Although the constitution codifies freedom of association and assembly, in reality these rights are limited. For example, activities that the government defines as "divisive" are prohibited. In 2004, the parliament accepted the recommendations of a parliamentary commission created to investigate the existence and spread of a "genocide ideology" in Rwanda. As a result, the parliament recommended that five NGOs and several religious groups be banned and also called for action against several international NGOs operating in Rwanda. International human rights organizations, such as Human Rights Watch and Amnesty International, expressed serious concern that these decisions were based on overly broad interpretations of the law, vague allegations, and insubstantial research. The executive branch decided not to ban implicated organizations outright but to refer cases to the court system for prosecution. Under the threat of banning, several targeted organizations have significantly muted their formerly independent and at times critical attitude toward the RPF.

Constitutional provisions for labor rights include the right to form trade unions, engage in collective bargaining, and strike. There are 27 registered unions under two umbrella groups. The larger group is the Central Union of Rwandan Workers, which was closely controlled by the previous regime but which now has relatively greater independence.

The judiciary has yet to establish a profile independent of the executive. However, a new series of courts has been established that are manned by trained officials, and much of the old legal code has been revised to bring it up to date and to better respect human rights. At the beginning of 2005, about 120,000 genocide suspects were incarcerated in grossly overcrowded jails; during the year, tens of thousands were released. The traditional justice system of gacaca was reinstituted in 2002; in this system, local notables preside over community trials dealing with the less serious genocide offenses, including those that had been allegedly committed by the released inmates. Some observers have expressed concern about the potential for partiality or for the application of uneven or arbitrary standards. About 700 individuals, most from the local level, have been indicted thus far, although two members of parliament have also been implicated. The investigative phase of the gacaca process is almost complete. Since the beginning of the process, more than 5,000 people suspected of being involved in the 1994 genocide have fled to neighboring Burundi and Uganda.

The ICTR, in Arusha, Tanzania, moved ahead with its work in a deliberate fashion. The tribunal is composed of international jurists and is similar to that in The Hague dealing with those accused of genocide and crimes against humanity in the former Yugoslavia. In 2005, several major trials involving former senior government officials proceeded. Relations between Rwanda and the court in Arusha have been very uneven in recent years, with Rwanda accusing the ICTR of incompetence and the court accusing Rwanda of refusing to cooperate in war crimes investigations involving its army. As of late 2005, the pace of ICTR adjudications had increased, with the ICTR having rendered 22 guilty verdicts and 3 acquittals.

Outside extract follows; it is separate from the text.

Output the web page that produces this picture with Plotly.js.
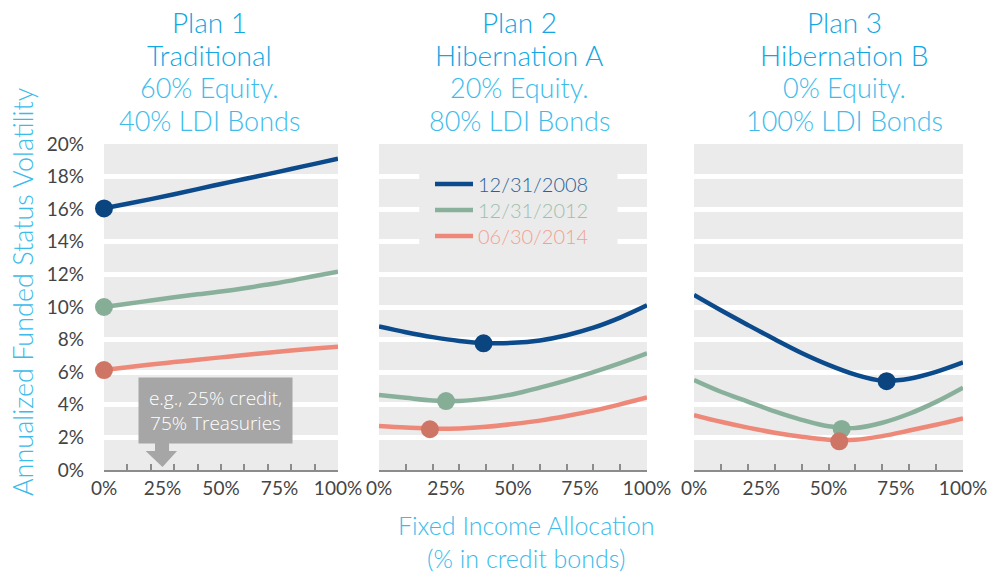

There are increased legal protections for equal rights. A national identity card is required when Rwandans wish to move within the country, but these are issued regularly. In previous years, there were cases of government officials forcing citizens to return to the districts listed on their identity cards. Rwanda's new constitution, adopted in May 2003, requires women to occupy at least 30 percent of seats in the National Assembly and Senate. In fact, Rwanda has the highest percentage of women in national parliaments in the world, with 48.8 percent representation in the lower house. In December 2003, the Rwanda Senate elected Aloysia Cyanzaire as the first female chief justice of the Supreme Court. Women's rights to inherit land have been strengthened through legislation. Despite these improvements, ongoing de facto discrimination against women continues. Economic and social dislocation has forced women to take on many new roles, especially in the countryside.